An Asian-style marinated mushroom recipe makes a great side dish. It also works well as a topping for rice, noodles, and salads.
There’s lots of room to be creative depending on which flavors you want to highlight. Add sake for a more Japanese style, or increase the amount of soy sauce and sesame oil for a different taste. You could even add some fish sauce or tamarind.
The recipe below will get you started, but feel free to experiment to suit your tastes.
Recommended mushrooms: Any of the edible mushrooms, but this often works best with white buttons from the grocery store. (Or the other take on the same species: the delicious cremini mushroom!)
Ingredients:
- 1 lb mushrooms
- 2 tbsp soy sauce
- 1/2 cup rice wine (sake) or vinegar (white)
- 1 tbsp sesame oil
- 2 cloves garlic, minced
- 1 tsp ginger, minced
- salt to taste
Clean the mushrooms with a damp cloth and slice them into medium-sized pieces. You can remove the stems if you like, but I find they work just fine in this recipe.
Place the mushrooms in a container with the soy sauce, rice wine/vinegar, sesame oil, garlic and ginger. Let them marinate for at least an hour, preferably overnight.
Place all the ingredients in a saucepan and bring to a boil, adding some water if more liquid is needed. Cook for 5 minutes. If a crisper texture is desired, sauté in a skillet instead.
Remove mushrooms and place in a dish. Continue to cook the marinade until it has a thicker, more syrupy texture. Pour over mushrooms and serve.
Variations:
- Add a chopped red chili or 2 tsp of chili powder for some extra heat.

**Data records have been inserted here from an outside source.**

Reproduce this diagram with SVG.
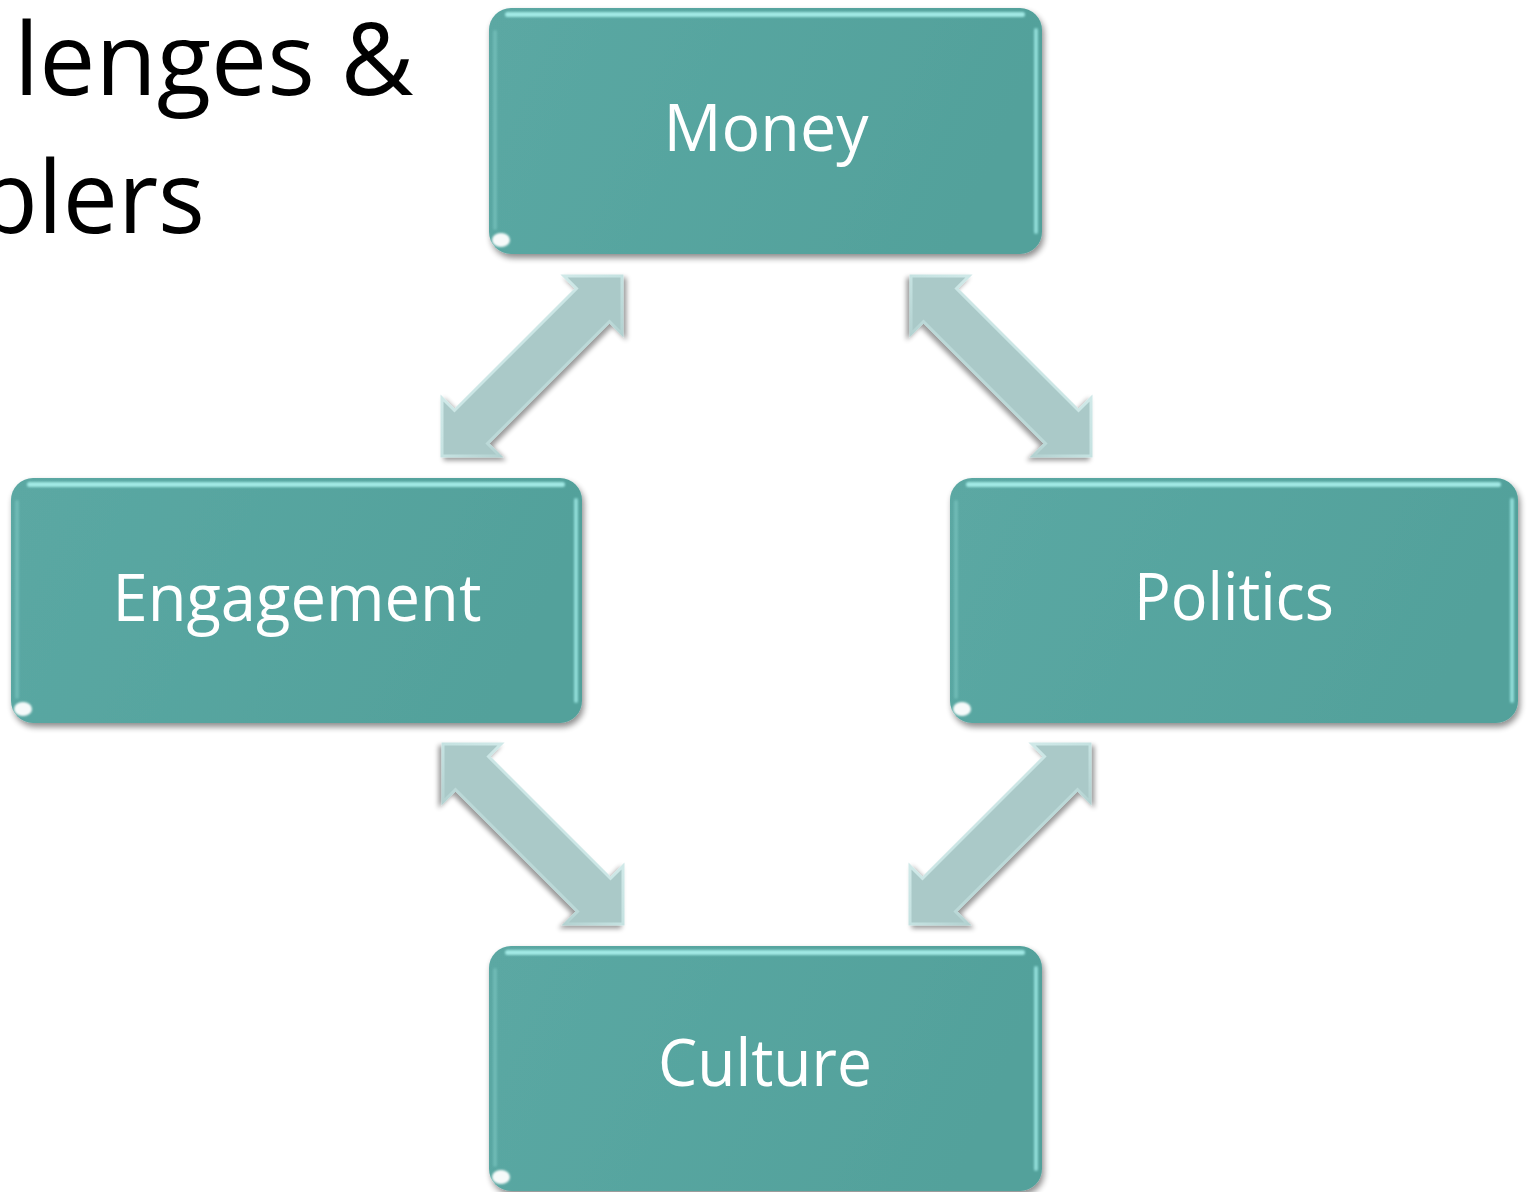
<svg xmlns="http://www.w3.org/2000/svg" xmlns:xlink="http://www.w3.org/1999/xlink" width="1527" height="1192" viewBox="0 0 1527 1192">
<style>
.title{font-family:"Open Sans","Liberation Sans",sans-serif;font-size:100px;fill:#000}
.lbl{font-family:"Open Sans","Liberation Sans",sans-serif;font-size:66px;fill:#ffffff;text-anchor:middle}
.box{fill:url(#boxg);filter:url(#shadow)}
.hl{fill:#aef5f1;opacity:0.85;filter:url(#soft)}
.hlr{fill:#9ee9e5;opacity:0.8;filter:url(#soft)}
.hll{fill:#7cc6c1;opacity:0.6;filter:url(#soft)}
.glint{fill:#ffffff;opacity:0.95;filter:url(#soft)}
.arrow{fill:#aac9c8;stroke:url(#arrg);stroke-width:3;stroke-linejoin:miter;filter:url(#ashadow)}
</style>
<defs>
<linearGradient id="boxg" x1="0" y1="0" x2="1" y2="0.2">
<stop offset="0" stop-color="#5ba8a3"/>
<stop offset="1" stop-color="#52a19b"/>
</linearGradient>
<linearGradient id="arrg" x1="0" y1="0" x2="1" y2="1">
<stop offset="0" stop-color="#e6f7f7"/>
<stop offset="0.5" stop-color="#c5e2e1"/>
<stop offset="1" stop-color="#8fb1b0"/>
</linearGradient>
<filter id="shadow" x="-5%" y="-5%" width="112%" height="115%">
<feGaussianBlur in="SourceAlpha" stdDeviation="3"/>
<feOffset dx="2" dy="4" result="b"/>
<feComponentTransfer><feFuncA type="linear" slope="0.45"/></feComponentTransfer>
<feMerge><feMergeNode/><feMergeNode in="SourceGraphic"/></feMerge>
</filter>
<filter id="ashadow" x="-10%" y="-10%" width="125%" height="125%">
<feGaussianBlur in="SourceAlpha" stdDeviation="2.5"/>
<feOffset dx="3" dy="3" result="b"/>
<feComponentTransfer><feFuncA type="linear" slope="0.4"/></feComponentTransfer>
<feMerge><feMergeNode/><feMergeNode in="SourceGraphic"/></feMerge>
</filter>
<filter id="soft" x="-50%" y="-50%" width="200%" height="200%">
<feGaussianBlur stdDeviation="1.2"/>
</filter>
<path id="darr" d="M180,0 L180,58 L167.5,45.5 L45.5,167.5 L58,180 L0,180 L0,122 L12.5,134.5 L134.5,12.5 L122,0 Z"/>
</defs>
<rect width="1527" height="1192" fill="#ffffff"/>
<g id="title">
<text class="title" x="-214" y="95">Chal<tspan x="14">lenges &amp;</tspan></text>
<text class="title" x="-192" y="233" textLength="397" lengthAdjust="spacingAndGlyphs">Enablers</text>
</g>
<g id="connectors">
<use xlink:href="#darr" class="arrow" transform="translate(442,276)"/>
<use xlink:href="#darr" class="arrow" transform="translate(1091,276) scale(-1,1)"/>
<use xlink:href="#darr" class="arrow" transform="translate(623,744) scale(-1,1)"/>
<use xlink:href="#darr" class="arrow" transform="translate(910,744)"/>
</g>
<g id="money">
<rect class="box" x="489" y="8" width="553" height="246" rx="22"/>
<rect class="hl" x="505" y="12" width="520" height="5" rx="2.5"/>
<rect class="hlr" x="1034" y="28" width="4" height="206" rx="2"/>
<rect class="hll" x="493" y="30" width="4" height="200" rx="2"/>
<ellipse class="glint" cx="501" cy="240" rx="9" ry="7"/>
<text class="lbl" x="766" y="151" textLength="205" lengthAdjust="spacingAndGlyphs">Money</text>
</g>
<g id="engagement">
<rect class="box" x="11" y="478" width="571" height="245" rx="22"/>
<rect class="hl" x="27" y="482" width="538" height="5" rx="2.5"/>
<rect class="hlr" x="574" y="498" width="4" height="205" rx="2"/>
<rect class="hll" x="15" y="500" width="4" height="199" rx="2"/>
<ellipse class="glint" cx="23" cy="709" rx="9" ry="7"/>
<text class="lbl" x="297" y="621" textLength="369" lengthAdjust="spacingAndGlyphs">Engagement</text>
</g>
<g id="politics">
<rect class="box" x="950" y="478" width="568" height="245" rx="22"/>
<rect class="hl" x="966" y="482" width="535" height="5" rx="2.5"/>
<rect class="hlr" x="1510" y="498" width="4" height="205" rx="2"/>
<rect class="hll" x="954" y="500" width="4" height="199" rx="2"/>
<ellipse class="glint" cx="962" cy="709" rx="9" ry="7"/>
<text class="lbl" x="1234" y="620" textLength="200" lengthAdjust="spacingAndGlyphs">Politics</text>
</g>
<g id="culture">
<rect class="box" x="489" y="946" width="553" height="245" rx="22"/>
<rect class="hl" x="505" y="950" width="520" height="5" rx="2.5"/>
<rect class="hlr" x="1034" y="966" width="4" height="205" rx="2"/>
<rect class="hll" x="493" y="968" width="4" height="199" rx="2"/>
<ellipse class="glint" cx="501" cy="1177" rx="9" ry="7"/>
<text class="lbl" x="765" y="1086" textLength="214" lengthAdjust="spacingAndGlyphs">Culture</text>
</g>
</svg>
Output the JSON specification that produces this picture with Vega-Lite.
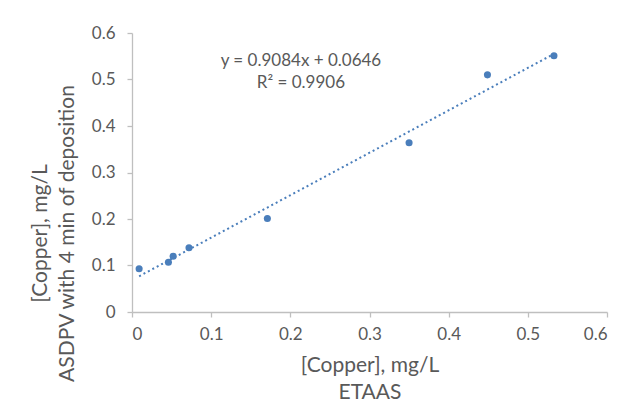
{
  "$schema": "https://vega.github.io/schema/vega-lite/v6.json",
  "autosize": {"type": "none"},
  "padding": {"left": 132, "top": 33, "right": 18, "bottom": 108},
  "width": 475,
  "height": 279,
  "background": "white",
  "config": {
    "view": {"stroke": null},
    "font": "Lato",
    "axis": {
      "grid": false,
      "domainColor": "#bfbfbf",
      "domainWidth": 1.3,
      "tickColor": "#bfbfbf",
      "tickWidth": 1.3,
      "tickSize": 5,
      "labelColor": "#595959",
      "labelFontSize": 17,
      "labelFont": "Lato",
      "titleColor": "#595959",
      "titleFont": "Lato",
      "titleFontSize": 21,
      "titleFontWeight": "normal"
    }
  },
  "datasets": {
    "pts": [
      {"etaas": 0.009, "asdpv": 0.093},
      {"etaas": 0.046, "asdpv": 0.107},
      {"etaas": 0.052, "asdpv": 0.120},
      {"etaas": 0.072, "asdpv": 0.138},
      {"etaas": 0.171, "asdpv": 0.201},
      {"etaas": 0.350, "asdpv": 0.364},
      {"etaas": 0.449, "asdpv": 0.510},
      {"etaas": 0.533, "asdpv": 0.551}
    ],
    "notes": [
      {"etaas": 0.2134, "asdpv": 0.540, "label": "y = 0.9084x + 0.0646"},
      {"etaas": 0.2134, "asdpv": 0.492, "label": "R² = 0.9906"}
    ]
  },
  "layer": [
    {
      "data": {"name": "pts"},
      "transform": [{"regression": "asdpv", "on": "etaas"}],
      "mark": {"type": "line", "color": "#4a7ebb", "strokeWidth": 2, "strokeDash": [2, 3]},
      "encoding": {
        "x": {"field": "etaas", "type": "quantitative"},
        "y": {"field": "asdpv", "type": "quantitative"}
      }
    },
    {
      "data": {"name": "pts"},
      "mark": {"type": "point", "filled": true, "opacity": 1, "color": "#4a7ebb", "size": 50},
      "encoding": {
        "x": {
          "field": "etaas", "type": "quantitative",
          "scale": {"domain": [0, 0.6], "nice": false},
          "axis": {"values": [0, 0.1, 0.2, 0.3, 0.4, 0.5, 0.6], "format": "~g", "labelPadding": 9, "titlePadding": 12,
                   "title": ["[Copper], mg/L", "ETAAS"], "titleLineHeight": 27}
        },
        "y": {
          "field": "asdpv", "type": "quantitative",
          "scale": {"domain": [0, 0.6], "nice": false},
          "axis": {"values": [0, 0.1, 0.2, 0.3, 0.4, 0.5, 0.6], "format": "~g", "labelPadding": 12, "titlePadding": 14,
                   "title": ["[Copper], mg/L", "ASDPV with 4 min of deposition"], "titleLineHeight": 27, "titleY": 200}
        }
      }
    },
    {
      "data": {"name": "notes"},
      "mark": {"type": "text", "color": "#595959", "fontSize": 17, "font": "Lato"},
      "encoding": {
        "x": {"field": "etaas", "type": "quantitative"},
        "y": {"field": "asdpv", "type": "quantitative"},
        "text": {"field": "label"}
      }
    }
  ]
}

- Add a tsp of lemon or lime.
- Chop and saute half a red onion to add to the finished mushrooms. Alternatively, you can add some chopped green onions as a garnish.
- Alternatively, you could make a sweeter marinade by replacing the sake/vinegar with mirin, a condiment similar to sake but with more sugar. But take note that this will change the flavor of the dish. (I prefer a more vinegar taste myself!)
- A tsp of fish or oyster sauce will impart a saltier flavor.
- I like to cook the mushrooms in an actual skillet for a bit first but cooking everything together is fine too. If you give the dish some time to sit afterwards the flavors will meld together even more!